Canada had agreed to provide U.S. dairy farmers access to about 3.5 percent of its approximately $16 billion annual domestic dairy market, the sources said, adding that the Canadian government is prepared to offer compensation to dairy farmers hurt by the deal.

The influential Dairy Farmers of Canada lobby group - which strongly opposes the idea - said in a statement that it insisted "any final NAFTA deal should have no further negative impact on the dairy sector."

Canada also agreed to a quota of 2.6 million vehicles exported to the US in the event that Trump imposes 25 percent global autos tariffs on national security grounds, Canadian and US auto industry sources said.

The quota would allow for significant growth in tariff-free automotive exports from Canada above current production levels of about 2 million units, safeguarding Canadian plants.

But the deal failed to resolve US tariffs on Canada's steel and aluminum exports, the Canadian sources said.

"We celebrate the trilateral agreement.
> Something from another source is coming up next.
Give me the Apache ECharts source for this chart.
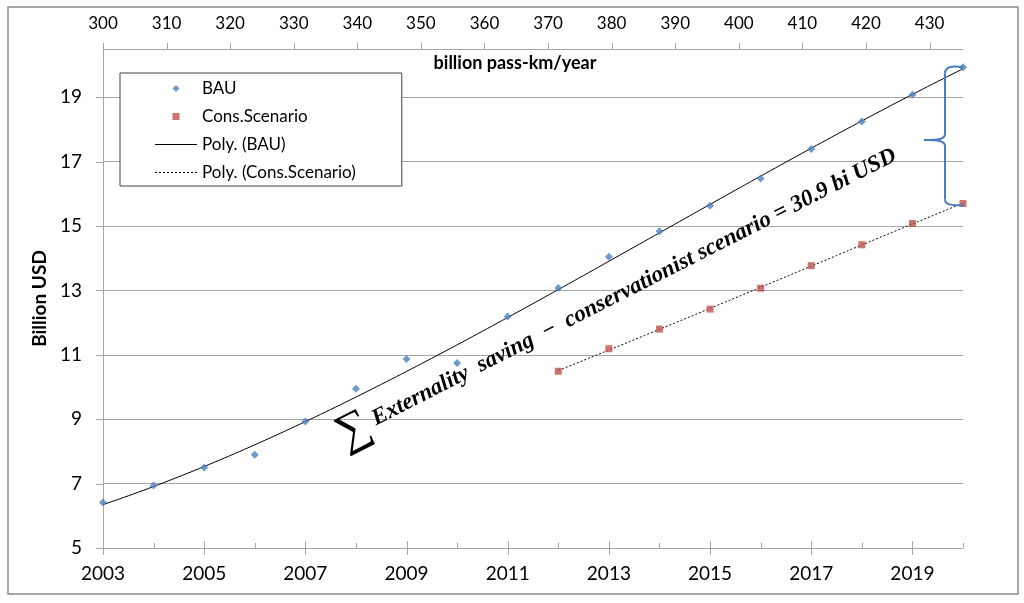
<!DOCTYPE html>
<html><head><meta charset="utf-8">
<script src="https://cdn.jsdelivr.net/npm/echarts/dist/echarts.min.js"></script>
<style>html,body{margin:0;padding:0;background:#fff}#c{width:1024px;height:603px}</style>
</head><body><div id="c"></div>
<script>
// ---- data ----
const years = [2003,2004,2005,2006,2007,2008,2009,2010,2011,2012,2013,2014,2015,2016,2017,2018,2019,2020];
const bau = [6.41,6.94,7.50,7.90,8.93,9.95,10.87,10.75,12.19,13.08,14.05,14.84,15.63,16.48,17.39,18.25,19.08,19.93];
const consYears = [2012,2013,2014,2015,2016,2017,2018,2019,2020];
const cons = [10.49,11.19,11.80,12.42,13.07,13.77,14.42,15.08,15.70];
const bottomTickLabels = ['2003','2005','2007','2009','2011','2013','2015','2017','2019'];
const topTickLabels = ['300','310','320','330','340','350','360','370','380','390','400','410','420','430'];
const yTickLabels = ['5','7','9','11','13','15','17','19'];
const seriesNames = ['BAU','Cons.Scenario','Poly. (BAU)','Poly. (Cons.Scenario)'];
const annotation = 'Externality  saving  \u2212  conservationist scenario = 30.9 bi USD';
const topAxisName = 'billion pass-km/year';
const yAxisName = 'Billion USD';
const topAxisMax = 435.26; // pass-km value at the right edge of the plot

// least-squares polynomial trendline (Excel "Poly." trendline) of a series
function polyFit(xs, ys, order) {
  const n = order + 1, x0 = xs[0];
  const M = [];
  for (let r = 0; r < n; r++) M.push(new Array(n + 1).fill(0));
  xs.forEach((x, i) => {
    const t = x - x0;
    for (let r = 0; r < n; r++) {
      for (let c = 0; c < n; c++) M[r][c] += Math.pow(t, r + c);
      M[r][n] += ys[i] * Math.pow(t, r);
    }
  });
  for (let i = 0; i < n; i++) {
    for (let j = i + 1; j < n; j++) {
      const f = M[j][i] / M[i][i];
      for (let k = i; k <= n; k++) M[j][k] -= f * M[i][k];
    }
  }
  const c = new Array(n).fill(0);
  for (let i = n - 1; i >= 0; i--) {
    let s = M[i][n];
    for (let k = i + 1; k < n; k++) s -= M[i][k] * c[k];
    c[i] = s / M[i][i];
  }
  const out = [];
  const first = xs[0], last = xs[xs.length - 1];
  for (let x = first; x <= last + 1e-9; x += 0.1) {
    const t = x - x0;
    let v = 0;
    for (let k = 0; k < n; k++) v += c[k] * Math.pow(t, k);
    out.push([+x.toFixed(2), v]);
  }
  return out;
}

function dottedIcon(w, dash, gap) {
  let d = '';
  for (let x = 0; x < w; x += dash + gap) {
    const e = Math.min(x + dash, w);
    d += `M${x},0 L${e},0 L${e},1 L${x},1 Z `;
  }
  return 'path://' + d.trim();
}

const FONT = 'Lato, "Open Sans", sans-serif';
const SERIF = '"Liberation Serif", "DejaVu Serif", serif';
const chart = echarts.init(document.getElementById('c'), null, {renderer: 'canvas'});
const gridColor = '#a6a6a6';

chart.setOption({
  animation: false,
  backgroundColor: '#fff',
  textStyle: {fontFamily: FONT},
  grid: {left: 103, right: 61, top: 49, bottom: 55},
  legend: {
    orient: 'vertical',
    left: 120, top: 73,
    padding: [6, 46, 4, 35],
    itemWidth: 42, itemHeight: 7, itemGap: 9,
    borderColor: '#404040', borderWidth: 1,
    backgroundColor: '#fff',
    textStyle: {fontFamily: FONT, fontSize: 17, color: '#000', lineHeight: 19},
    data: [
      {name: seriesNames[0], icon: 'path://M5,0 L10,5 L5,10 L0,5 Z'},
      {name: seriesNames[1], icon: 'path://M0,0 L10,0 L10,10 L0,10 Z'},
      {name: seriesNames[2], icon: 'path://M0,0 L42,0 L42,1 L0,1 Z', itemStyle: {color: '#000'}},
      {name: seriesNames[3], icon: dottedIcon(42, 2, 2), itemStyle: {color: '#000'}}
    ]
  },
  xAxis: [
    {
      type: 'value', min: 2003, max: 2020, interval: 1,
      axisLine: {onZero: false, lineStyle: {color: gridColor}},
      axisTick: {show: false},
      splitLine: {show: false},
      axisLabel: {
        margin: 16, fontSize: 19, color: '#000', fontFamily: FONT,
        formatter: v => bottomTickLabels.indexOf(String(v)) >= 0 ? String(v) : ''
      }
    },
    {
      type: 'value', position: 'top', min: 300, max: topAxisMax, interval: 10,
      axisLine: {onZero: false, lineStyle: {color: gridColor}},
      axisTick: {show: false},
      splitLine: {show: false},
      axisLabel: {
        margin: 17, fontSize: 17, color: '#000', fontFamily: FONT,
        showMaxLabel: false,
        formatter: v => topTickLabels.indexOf(String(v)) >= 0 ? String(v) : ''
      }
    }
  ],
  yAxis: {
    type: 'value', min: 5, max: 20.5, interval: 2,
    name: yAxisName, nameLocation: 'middle', nameGap: 48,
    nameTextStyle: {fontFamily: FONT, fontWeight: 'bold', fontSize: 19, color: '#000'},
    axisLine: {show: true, onZero: false, lineStyle: {color: gridColor}},
    axisTick: {show: false},
    splitLine: {show: true, lineStyle: {color: gridColor, width: 1}},
    axisLabel: {
      margin: 21, fontSize: 19, color: '#000', fontFamily: FONT,
      formatter: v => yTickLabels.indexOf(String(v)) >= 0 ? String(v) : ''
    }
  },
  series: [
    {
      name: seriesNames[0], type: 'scatter', xAxisIndex: 0,
      symbol: 'diamond', symbolSize: 8, z: 5,
      itemStyle: {color: '#4f81bd'},
      data: years.map((y, i) => [y, bau[i]])
    },
    {
      name: seriesNames[1], type: 'scatter', xAxisIndex: 0,
      symbol: 'rect', symbolSize: 7, z: 5,
      itemStyle: {color: '#c0504d'},
      data: consYears.map((y, i) => [y, cons[i]])
    },
    {
      name: seriesNames[2], type: 'line', xAxisIndex: 0,
      symbol: 'none', z: 3, silent: true,
      lineStyle: {color: '#000', width: 1, type: 'solid'},
      itemStyle: {color: '#000'},
      data: polyFit(years, bau, 3)
    },
    {
      name: seriesNames[3], type: 'line', xAxisIndex: 0,
      symbol: 'none', z: 3, silent: true,
      lineStyle: {color: '#000', width: 1, type: [2, 2]},
      itemStyle: {color: '#000'},
      data: polyFit(consYears, cons, 3)
    }
  ]
});

function decorate() {
  const g = [];
  const P = v => chart.convertToPixel({xAxisIndex: 0, yAxisIndex: 0}, v);
  const base = P([2003, 5]);
  const topY = P([2003, 20.5])[1];
  const tick = (x1, y1, x2, y2) => g.push({type: 'line', silent: true, z: 10,
    shape: {x1: x1, y1: y1, x2: x2, y2: y2}, style: {stroke: gridColor, lineWidth: 1}});
  // bottom axis ticks: labelled years cross the axis, the others are short and inside
  years.forEach(y => {
    const major = bottomTickLabels.indexOf(String(y)) >= 0;
    const x = Math.round(P([y, 5])[0]) + 0.5;
    tick(x, base[1] + (major ? 7 : 0), x, base[1] - (major ? 7 : 5));
  });
  // top axis ticks (outside, upward)
  topTickLabels.forEach(v => {
    const x = Math.round(chart.convertToPixel({xAxisIndex: 1}, +v)) + 0.5;
    tick(x, topY, x, topY - 6);
  });
  // left axis ticks (outside)
  yTickLabels.forEach(v => {
    const y = Math.round(P([2003, +v])[1]) + 0.5;
    tick(base[0] - 7, y, base[0], y);
  });
  // brace between the 2020 values
  const p1 = P([2020, bau[bau.length - 1]]);
  const p2 = P([2020, cons[cons.length - 1]]);
  const x0 = p1[0], bx = x0 - 18, tip = x0 - 39;
  const y1 = p1[1], y2 = p2[1] + 1, ym = y1 + 0.53 * (y2 - y1);
  const bs = {fill: null, stroke: '#4a7ebb', lineWidth: 2};
  const bz = (a, c1, c2, b) => ({type: 'bezierCurve', silent: true, z: 10,
    shape: {x1: a[0], y1: a[1], cpx1: c1[0], cpy1: c1[1], cpx2: c2[0], cpy2: c2[1], x2: b[0], y2: b[1]}, style: bs});
  const ln = (a, b) => ({type: 'line', silent: true, z: 10, shape: {x1: a[0], y1: a[1], x2: b[0], y2: b[1]}, style: bs});
  g.push(bz([x0, y1], [x0 - 10, y1 - 2], [bx, y1 - 1], [bx, y1 + 6]));
  g.push(ln([bx, y1 + 6], [bx, ym - 6]));
  g.push(bz([bx, ym - 6], [bx, ym - 1], [bx - 6, ym], [tip, ym]));
  g.push(bz([tip, ym], [bx - 6, ym], [bx, ym + 1], [bx, ym + 6]));
  g.push(ln([bx, ym + 6], [bx, y2 - 5]));
  g.push(bz([bx, y2 - 5], [bx, y2], [bx + 6, y2 + 1], [x0 + 1, y2 + 1]));
  // annotation
  g.push({type: 'text', silent: true, z: 10, x: 617, y: 296, rotation: 27 * Math.PI / 180,
    style: {
      text: '{s|\u2211}{t| ' + annotation + '}',
      align: 'center', verticalAlign: 'middle',
      rich: {
        s: {fontFamily: SERIF, fontSize: 46, fill: '#000'},
        t: {fontFamily: SERIF, fontStyle: 'italic', fontWeight: 'bold', fontSize: 23, fill: '#000'}
      }
    }});
  // top axis name
  g.push({type: 'text', silent: true, z: 10, x: 515, y: 63,
    style: {text: topAxisName, align: 'center', verticalAlign: 'middle', fontFamily: FONT, fontWeight: 'bold', fontSize: 18, fill: '#000'}});
  // outer frame
  g.push({type: 'rect', silent: true, z: 0, shape: {x: 8, y: 7, width: 1010, height: 587},
    style: {fill: null, stroke: '#8c8c8c', lineWidth: 1.5}});
  chart.setOption({graphic: g});
}
decorate();
</script>
</body></html>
The door is closed to the fragmentation of the region," Jesus Seade, President-elect Andres Manuel Lopez Obrador's NAFTA negotiator said on Twitter. 

"NAFTA 2 will give certainty and stability to Mexican trade with its partners in North America."

Canadian dollar gains strength

The Canadian dollar hit a four-month high on Monday after the the deal. 

The loonie (CAD=D4) strengthened to C$1.2814 per US dollar, reaching its highest level since late May.